[start]
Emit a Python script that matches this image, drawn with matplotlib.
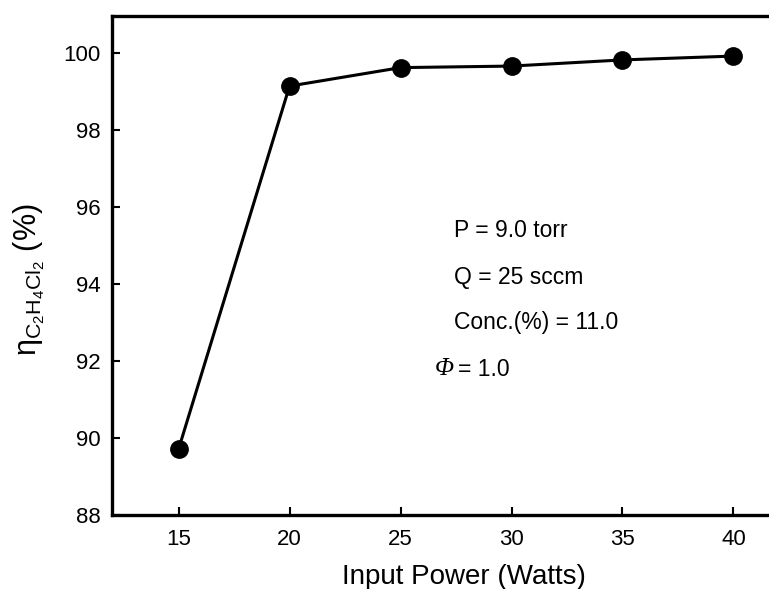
import matplotlib
matplotlib.use('Agg')
import matplotlib.pyplot as plt

plt.rcParams['font.family'] = ['Liberation Sans', 'DejaVu Sans']
plt.rcParams['mathtext.fontset'] = 'custom'
plt.rcParams['mathtext.rm'] = 'Liberation Sans'
plt.rcParams['mathtext.it'] = 'Liberation Sans:italic'

# data
power = [15, 20, 25, 30, 35, 40]
efficiency = [89.71, 99.14, 99.62, 99.66, 99.82, 99.92]
xticks = [15, 20, 25, 30, 35, 40]
yticks = [88, 90, 92, 94, 96, 98, 100]
conditions = ['P = 9.0 torr', 'Q = 25 sccm', 'Conc.(%) = 11.0', '= 1.0']

fig = plt.figure(figsize=(7.69, 5.89), dpi=100)
ax = fig.add_axes([0.1456, 0.1256, 0.8544, 0.8472])

ax.plot(power, efficiency, color='black', linewidth=2.2, marker='o',
        markersize=12.5, markerfacecolor='black', markeredgecolor='black')

ax.set_xlim(12, 41.6)
ax.set_ylim(88, 100.96)
ax.set_xticks(xticks)
ax.set_yticks(yticks)

ax.spines['right'].set_visible(False)
for s in ['left', 'top', 'bottom']:
    ax.spines[s].set_linewidth(2.4)

ax.tick_params(axis='both', direction='in', length=6, width=1.5,
               labelsize=16, pad=10)
ax.tick_params(axis='y', pad=8)

ax.set_xlabel('Input Power (Watts)', fontsize=20, labelpad=10, x=0.536)
ax.set_ylabel(r'η$_{\mathrm{C_2H_4Cl_2}}$ (%)', fontsize=22, labelpad=12, y=0.471)

# condition labels
text_x = [27.39, 27.39, 27.39, 27.61]
text_y = [95.38, 94.18, 93.01, 91.78]
for tx, ty, t in zip(text_x, text_y, conditions):
    ax.text(tx, ty, t, fontsize=16.5, va='center', ha='left')
# italic Phi in front of the last line
ax.text(26.52, 91.80, 'Φ', fontsize=18, va='center', ha='left',
        family='Liberation Serif', fontstyle='italic')

fig.savefig('out.png', dpi=100)
plt.close(fig)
[end]
(Stated task): Repeat the listing above exactly from its first line to the line containing "plt.rcParams['mathtext.it'] = 'Liberation", both included, and omit the pictures.

(Exercise response):
Emit a Python script that matches this image, drawn with matplotlib.
import matplotlib
matplotlib.use('Agg')
import matplotlib.pyplot as plt

plt.rcParams['font.family'] = ['Liberation Sans', 'DejaVu Sans']
plt.rcParams['mathtext.fontset'] = 'custom'
plt.rcParams['mathtext.rm'] = 'Liberation Sans'
plt.rcParams['mathtext.it'] = 'Liberation Sans:italic'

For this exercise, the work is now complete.